Mobile commerce is booming in India, writes Shelley Singh for the Times of India, providing a major opportunity for biometrics technology providers.
Tracking the “blistering pace of growth in m-commerce”, Singh quotes an analyst for Forrester Research as predicting that smartphone penetration in the country’s market will increase from 8 percent at the end of this year to over 21 percent by 2017. The managing director of Google India, meanwhile, predicts that by 2017, 70 to 80 percent of all commercial transactions will take place over smartphones.

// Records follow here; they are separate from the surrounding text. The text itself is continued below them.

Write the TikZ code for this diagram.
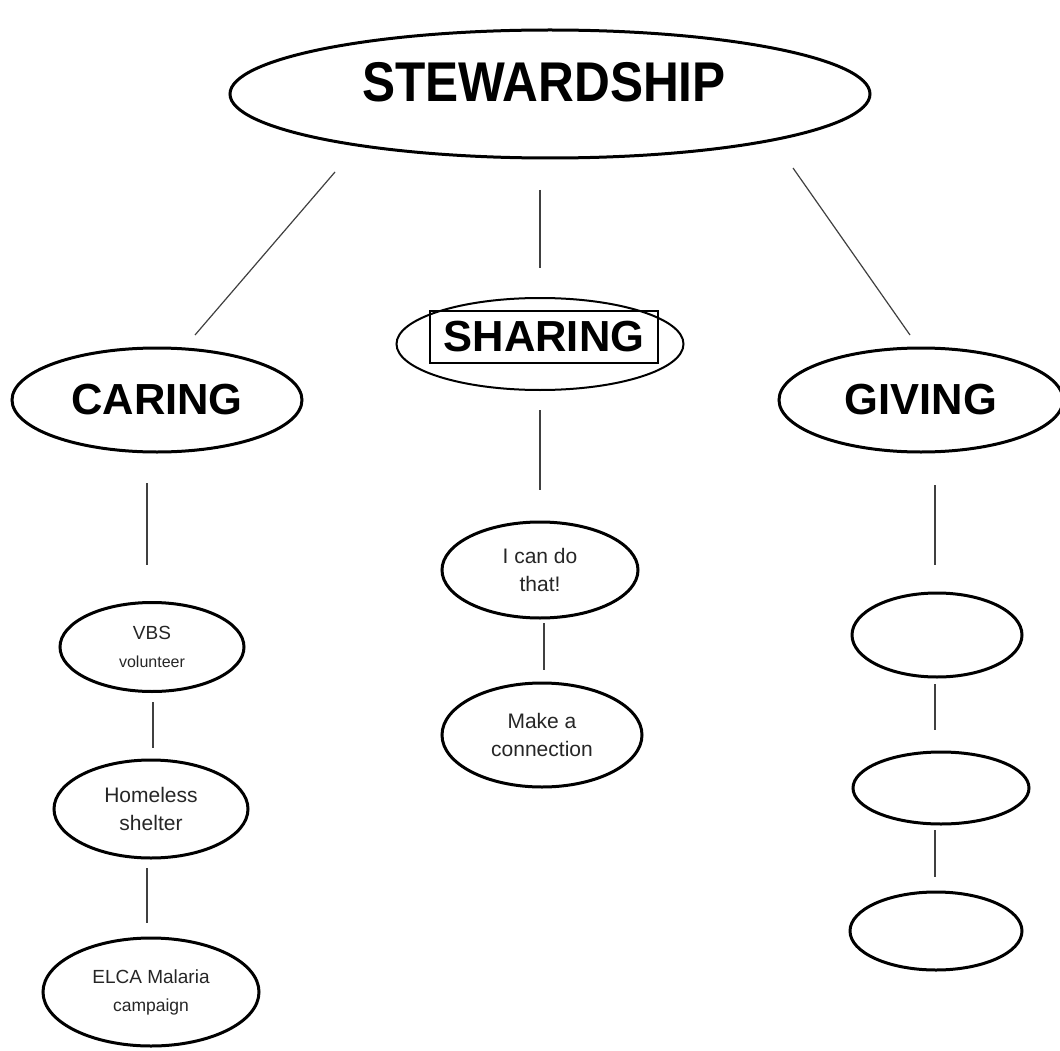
\documentclass[tikz,border=0pt]{standalone}
\usepackage{fontspec}
\setmainfont{Liberation Sans}
\usetikzlibrary{shapes.geometric}
\begin{document}
\begin{tikzpicture}[x=1pt,y=-1pt,
  oval/.style={ellipse,draw,line width=3pt,inner sep=0pt},
  big/.style={oval,font=\fontsize{43.5}{50}\selectfont\bfseries},
  small/.style={oval,align=center,text=black!85,font=\fontsize{21}{28}\selectfont},
  conn/.style={line width=1.2pt,black!75}]
\path[use as bounding box,fill=white] (0,0) rectangle (1060,1051);

% main nodes
\node[oval,minimum width=640pt,minimum height=128pt,font=\fontsize{56}{60}\selectfont\bfseries] (stew) at (550,94)
  {\hspace*{-12pt}\smash{\raisebox{-8pt}{\scalebox{0.885}[1]{STEWARDSHIP}}}};
\node[big,minimum width=290pt,minimum height=104pt] (caring) at (157,400) {CARING};
\node[oval,line width=2pt,minimum width=287pt,minimum height=92pt] (sharing) at (540,344) {};
\node[draw,line width=1.2pt,inner sep=0pt,minimum width=228pt,minimum height=52pt,font=\fontsize{43.5}{50}\selectfont\bfseries] (sharetxt) at (544,337) {SHARING};
\node[big,minimum width=284pt,minimum height=104pt] (giving) at (921,400) {GIVING};

% caring column
\node[small,minimum width=184pt,minimum height=89pt] (vbs) at (152,647)
  {{\fontsize{19}{27}\selectfont VBS}\\{\fontsize{16}{27}\selectfont volunteer}};
\node[small,minimum width=194pt,minimum height=98pt] (home) at (151,809)
  {Homeless\\shelter};
\node[small,minimum width=216pt,minimum height=108pt] (elca) at (151,992)
  {{\fontsize{19}{27}\selectfont ELCA Malaria}\\{\fontsize{17.5}{27}\selectfont campaign}};

% sharing column
\node[small,minimum width=196pt,minimum height=96pt] (cando) at (540,570)
  {I can do\\that!};
\node[small,minimum width=200pt,minimum height=104pt] (make) at (542,735)
  {Make a\\connection};

% giving column
\node[oval,minimum width=170pt,minimum height=84pt] (g1) at (937,635) {};
\node[oval,minimum width=176pt,minimum height=72pt] (g2) at (941,788) {};
\node[oval,minimum width=172pt,minimum height=78pt] (g3) at (936,931) {};

% connector ends
\coordinate (sc1) at (335,172); \coordinate (sc2) at (195,335);
\coordinate (ss1) at (540,190); \coordinate (ss2) at (540,268);
\coordinate (sg1) at (793,168); \coordinate (sg2) at (910,335);
\coordinate (c1) at (147,483); \coordinate (c2) at (147,565);
\coordinate (v1) at (153,702); \coordinate (v2) at (153,748);
\coordinate (h1) at (147,868); \coordinate (h2) at (147,923);
\coordinate (s1) at (540,410); \coordinate (s2) at (540,490);
\coordinate (i1) at (544,623); \coordinate (i2) at (544,670);
\coordinate (gv1) at (935,485); \coordinate (gv2) at (935,565);
\coordinate (ga1) at (935,684); \coordinate (ga2) at (935,730);
\coordinate (gb1) at (935,830); \coordinate (gb2) at (935,877);

\draw[conn] (sc1) -- (sc2);
\draw[conn] (ss1) -- (ss2);
\draw[conn] (sg1) -- (sg2);
\draw[conn] (c1) -- (c2);
\draw[conn] (v1) -- (v2);
\draw[conn] (h1) -- (h2);
\draw[conn] (s1) -- (s2);
\draw[conn] (i1) -- (i2);
\draw[conn] (gv1) -- (gv2);
\draw[conn] (ga1) -- (ga2);
\draw[conn] (gb1) -- (gb2);
\end{tikzpicture}
\end{document}
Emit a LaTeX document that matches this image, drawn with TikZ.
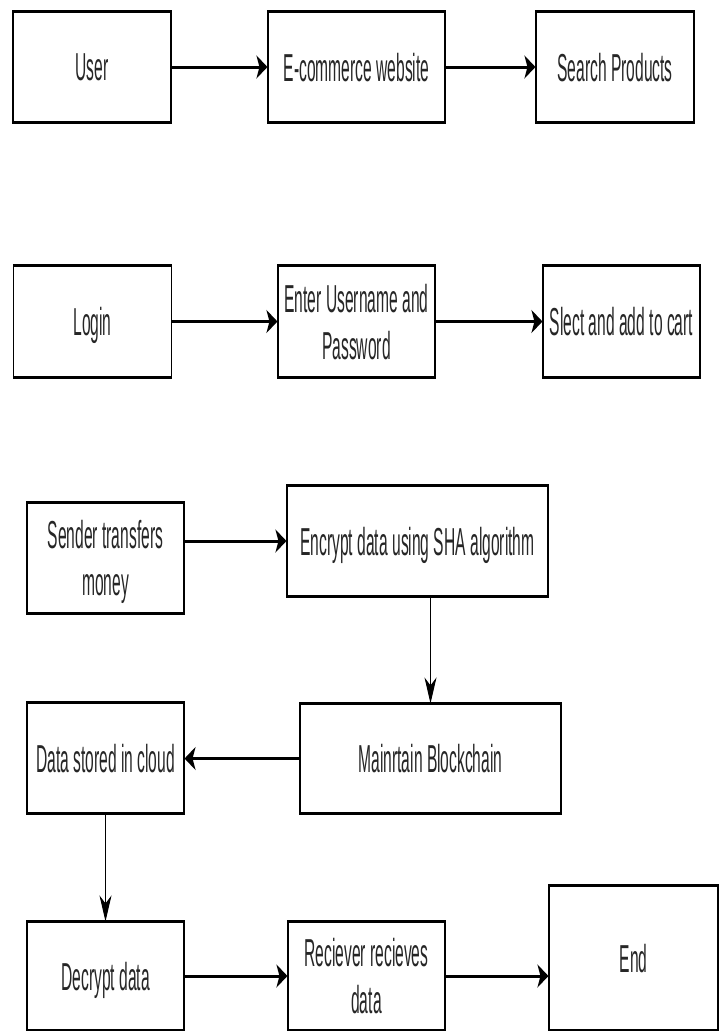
\documentclass[tikz,border=0pt]{standalone}
\usepackage{fontspec}
\usetikzlibrary{arrows.meta,positioning}
\newfontfamily\boxfont{Liberation Sans}[FakeStretch=0.40]
\tikzstyle{procbox} = [draw=black, line width=1.1pt, inner sep=0pt, align=center, text depth=0pt,
    text=black!85, font=\boxfont\fontsize{39}{47}\selectfont,
    append after command={(\tikzlastnode.north west) edge[line width=2.6pt, -] (\tikzlastnode.north east)
                          (\tikzlastnode.south west) edge[line width=2.6pt, -] (\tikzlastnode.south east)}]
\tikzstyle{harrow} = [line width=3pt, -{Stealth[length=11pt, width=23pt, inset=3pt]}]
\tikzstyle{varrow} = [line width=1pt, -{Stealth[length=26pt, width=12pt, inset=8pt]}]

\begin{document}
\begin{tikzpicture}[x=1pt, y=-1pt]
            \useasboundingbox (0,0) rectangle (725,1031);
            % shopping part
            \node [procbox, minimum width=158pt, minimum height=110pt] (usr)  at (92,67)      {User};
            \node [procbox, minimum width=177pt, minimum height=110pt] (ecom) at (356.5,67)   {E-commerce website};
            \node [procbox, minimum width=158pt, minimum height=110pt] (srch) at (615,67)     {Search Products};
            \node [procbox, minimum width=158pt, minimum height=111pt] (lgn)  at (92.5,321.5) {Login};
            \node [procbox, minimum width=157pt, minimum height=111pt] (cred) at (356.5,321.5) {Enter Username and\\Password};
            \node [procbox, minimum width=157pt, minimum height=111pt] (cart) at (621.5,321.5) {Slect and add to cart};
            % payment part
            \node [procbox, minimum width=157pt, minimum height=110pt] (sndr)  at (105.5,558)  {Sender transfers\\money};
            \node [procbox, minimum width=261pt, minimum height=110pt] (encr)  at (417.5,541)  {Encrypt data using SHA algorithm};
            \node [procbox, minimum width=261pt, minimum height=109pt] (chain) at (430.5,758.5) {Mainrtain Blockchain};
            \node [procbox, minimum width=157pt, minimum height=110pt] (cloud) at (105.5,758)  {Data stored in cloud};
            \node [procbox, minimum width=157pt, minimum height=108pt] (decr)  at (105.5,976)  {Decrypt data};
            \node [procbox, minimum width=157pt, minimum height=108pt] (rcvr)  at (366.5,976)  {Reciever recieves\\data};
            \node [procbox, minimum width=169pt, minimum height=144pt] (fin)   at (633.5,958)  {End};

            \draw [harrow] (usr.east) -- (ecom.west);
            \draw [harrow] (ecom.east) -- (srch.west);
            \draw [harrow] (lgn.east) -- (cred.west);
            \draw [harrow] (cred.east) -- (cart.west);
            \draw [harrow] (sndr.east |- encr.west) -- (encr.west);
            \draw [varrow] (encr.south -| chain.north) -- (chain.north);
            \draw [harrow] (chain.west) -- (chain.west -| cloud.east);
            \draw [varrow] (cloud.south) -- (decr.north);
            \draw [harrow] (decr.east) -- (rcvr.west);
            \draw [harrow] (rcvr.east) -- (rcvr.east -| fin.west);
\end{tikzpicture}
\end{document}
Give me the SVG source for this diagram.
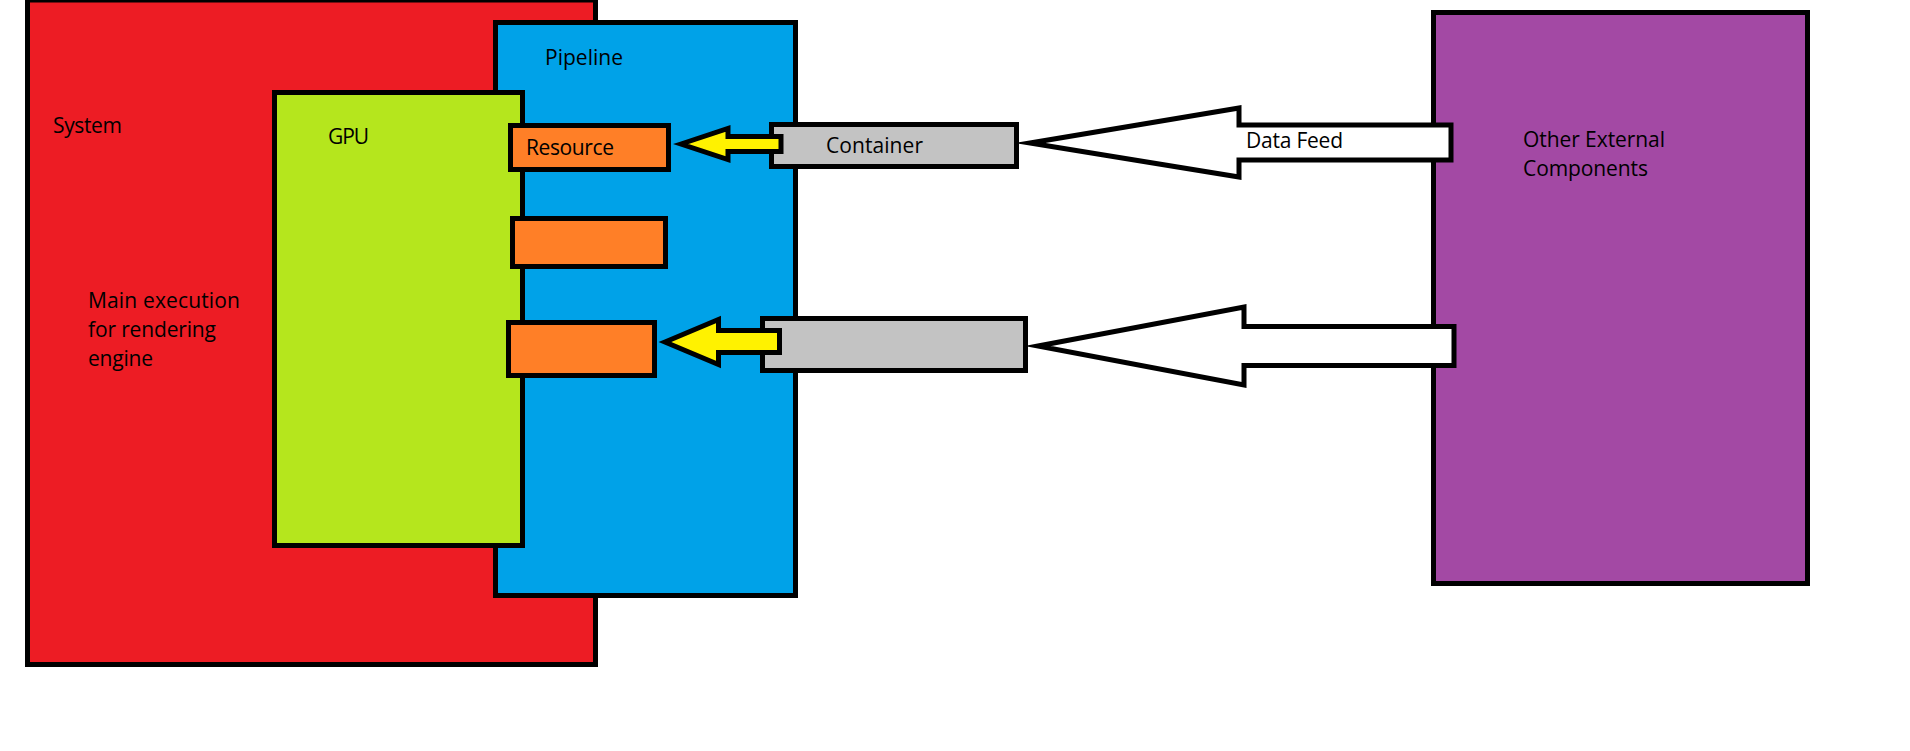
<svg xmlns="http://www.w3.org/2000/svg" width="1910" height="751" viewBox="0 0 1910 751">
  <style>
    .box { stroke: #000; stroke-width: 5; stroke-linejoin: miter; }
    .arrow { stroke: #000; stroke-width: 5; stroke-linejoin: miter; stroke-miterlimit: 10; }
    .label { font-family: "Open Sans", "Liberation Sans", sans-serif; font-size: 21px; fill: #000; }
  </style>
  <rect x="0" y="0" width="1910" height="751" fill="#fff"/>

  <g id="system">
    <rect class="box" x="27.5" y="0" width="568" height="664.5" fill="#ED1C24"/>
    <text class="label" x="53" y="133" textLength="69">System</text>
    <text class="label" x="88" y="308" textLength="152">Main execution</text>
    <text class="label" x="88" y="337" textLength="128">for rendering</text>
    <text class="label" x="88" y="366" textLength="65">engine</text>
  </g>

  <g id="pipeline">
    <rect class="box" x="495.5" y="22.5" width="300" height="573" fill="#00A2E8"/>
    <text class="label" x="545" y="65" textLength="78">Pipeline</text>
  </g>

  <g id="gpu">
    <rect class="box" x="274.5" y="92.5" width="248" height="453" fill="#B5E61D"/>
    <text class="label" x="328" y="144" textLength="41">GPU</text>
  </g>

  <g id="resource">
    <rect class="box" x="510.5" y="125.5" width="158" height="44" fill="#FF7F27"/>
    <text class="label" x="526" y="155" textLength="88">Resource</text>
  </g>

  <g id="resource-2">
    <rect class="box" x="512.5" y="218.5" width="153" height="48" fill="#FF7F27"/>
  </g>

  <g id="resource-3">
    <rect class="box" x="508.5" y="322.5" width="146" height="53" fill="#FF7F27"/>
  </g>

  <g id="container">
    <rect class="box" x="771.5" y="124.5" width="245" height="42" fill="#C3C3C3"/>
    <text class="label" x="826" y="153" textLength="97">Container</text>
  </g>

  <g id="container-2">
    <rect class="box" x="762.5" y="318.5" width="263" height="52" fill="#C3C3C3"/>
  </g>

  <g id="external">
    <rect class="box" x="1433.5" y="12.5" width="374" height="571" fill="#A349A4"/>
    <text class="label" x="1523" y="147" textLength="142">Other External</text>
    <text class="label" x="1523" y="176" textLength="125">Components</text>
  </g>

  <g id="connectors">
    <!-- container to resource -->
    <polygon class="arrow" fill="#FFF200" points="681,144 728,128.5 728,136.5 781,136.5 781,151.5 728,151.5 728,159.5"/>
    <polygon class="arrow" fill="#FFF200" points="665,342 718.5,319.5 718.5,330.5 779.5,330.5 779.5,352.5 718.5,352.5 718.5,364.5"/>
    <!-- external feeds into containers -->
    <polygon class="arrow" fill="#fff" points="1030,143 1239,108 1239,125 1451,125 1451,160 1239,160 1239,177"/>
    <text class="label" x="1246" y="148" textLength="97">Data Feed</text>
    <polygon class="arrow" fill="#fff" points="1038,346 1244,307 1244,326.5 1454,326.5 1454,365.5 1244,365.5 1244,385"/>
  </g>
</svg>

Mobile commerce companies Flipkart.com and Snapdeal.com are both reporting exponential growth over the past year, while Oberoi Hotels and Taj Group are offering mobile wallet apps. HDFC Bank, meanwhile, reports that its mobile app has been downloaded by 23 million customers, and that 75 to 80 percent of customers’ deposits are done online. And major institutions like Amazon and State Bank of India have partnered with a company called Ezetap, which provides a device that syncs with mobile phones to let them perform credit and debit transactions. India is, in short, “a mobile first country,” as the head of HDFC Securities notes.
With such potent market enthusiasm, and with a population already getting familiar with biometric identification vis-a-vis the Modi government’s Aadhaar citizenship card project, the country seems more than ready for large-scale market penetration from biometrics providers eager to tap into its mobile device market.